No float is probably important for OS kernel and device driver developers.

The kernel of an operating system will usually not save the floating point registers during a context switch (to the kernel). For this reason its important the compiler can guarantee never to use floating point numbers or the registers.

Removing such a flag may prevent the compiler being used to write things like Linux device drivers. I know this is usually done in C, but there might be an OS in D one day.


On 23/04/2014 10:22 AM, Mike via Digitalmars-d wrote:
On Tuesday, 22 April 2014 at 23:57:49 UTC, Andrej Mitrovic wrote:
See: https://issues.dlang.org/show_bug.cgi?id=8196

Are there any D platforms where -nofloat is useful? If we're not
getting rid of it then it needs to be documented (the above issue).

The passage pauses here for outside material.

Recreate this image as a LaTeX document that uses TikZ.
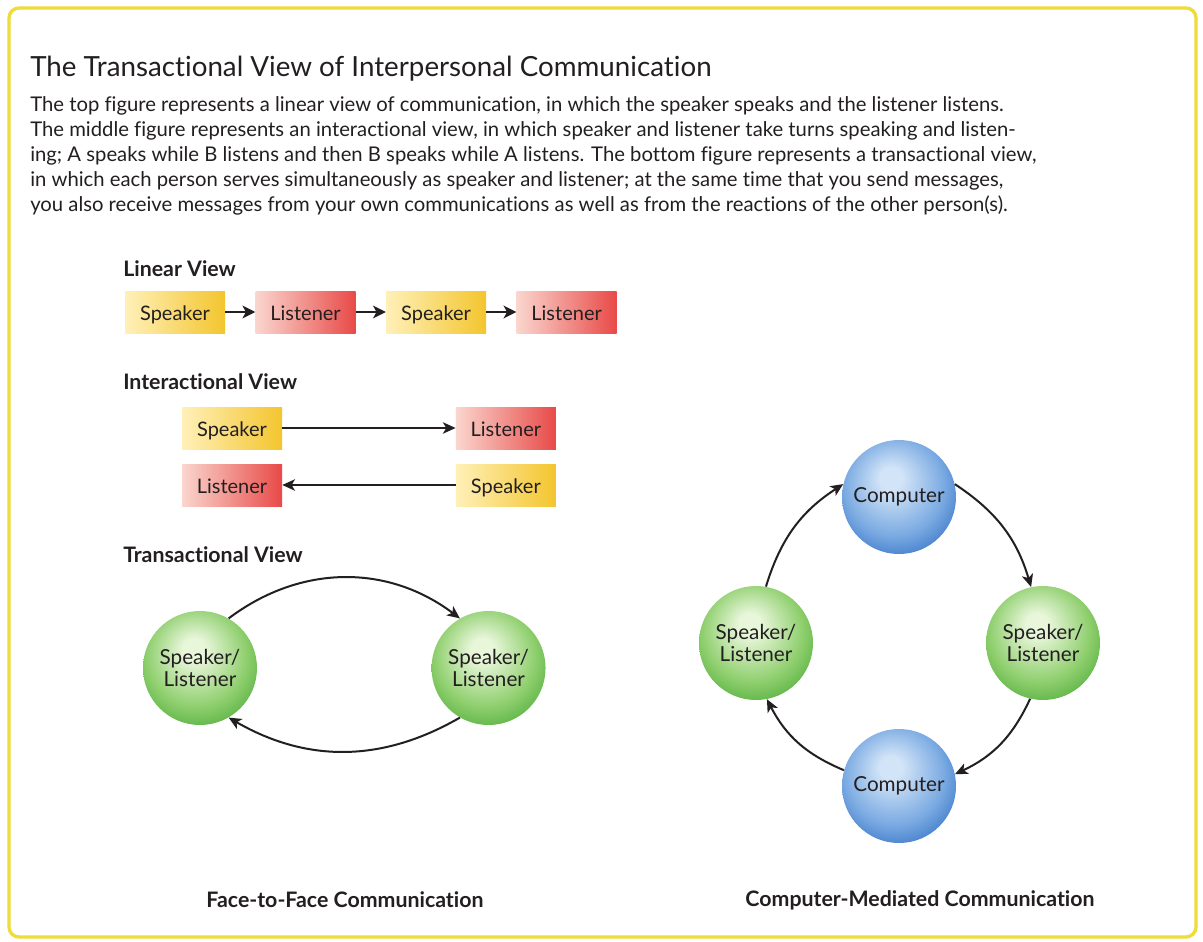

Well, I couldn't find any documentation on what this means, so I can't
really say.  Does it disable floating point usage completely, or does it
force software emulation?

There are a couple people in this community interested in bringing D to
32-bit microcontrollers. Most of the 32-bit ARM Cortex microcontrollers
don't have an FPU.  For the few that do, here are the attributes in GCC
(http://gcc.gnu.org/onlinedocs/gcc/ARM-Options.html) needed to specify
the configuration.

-mfloat-abi=name
-mfpu=name
-mfp16-format=name

But, these are target specific. Since DMD doesn't support any ARM
platform, I suspect this is irrelevant, but there, you have it anyway.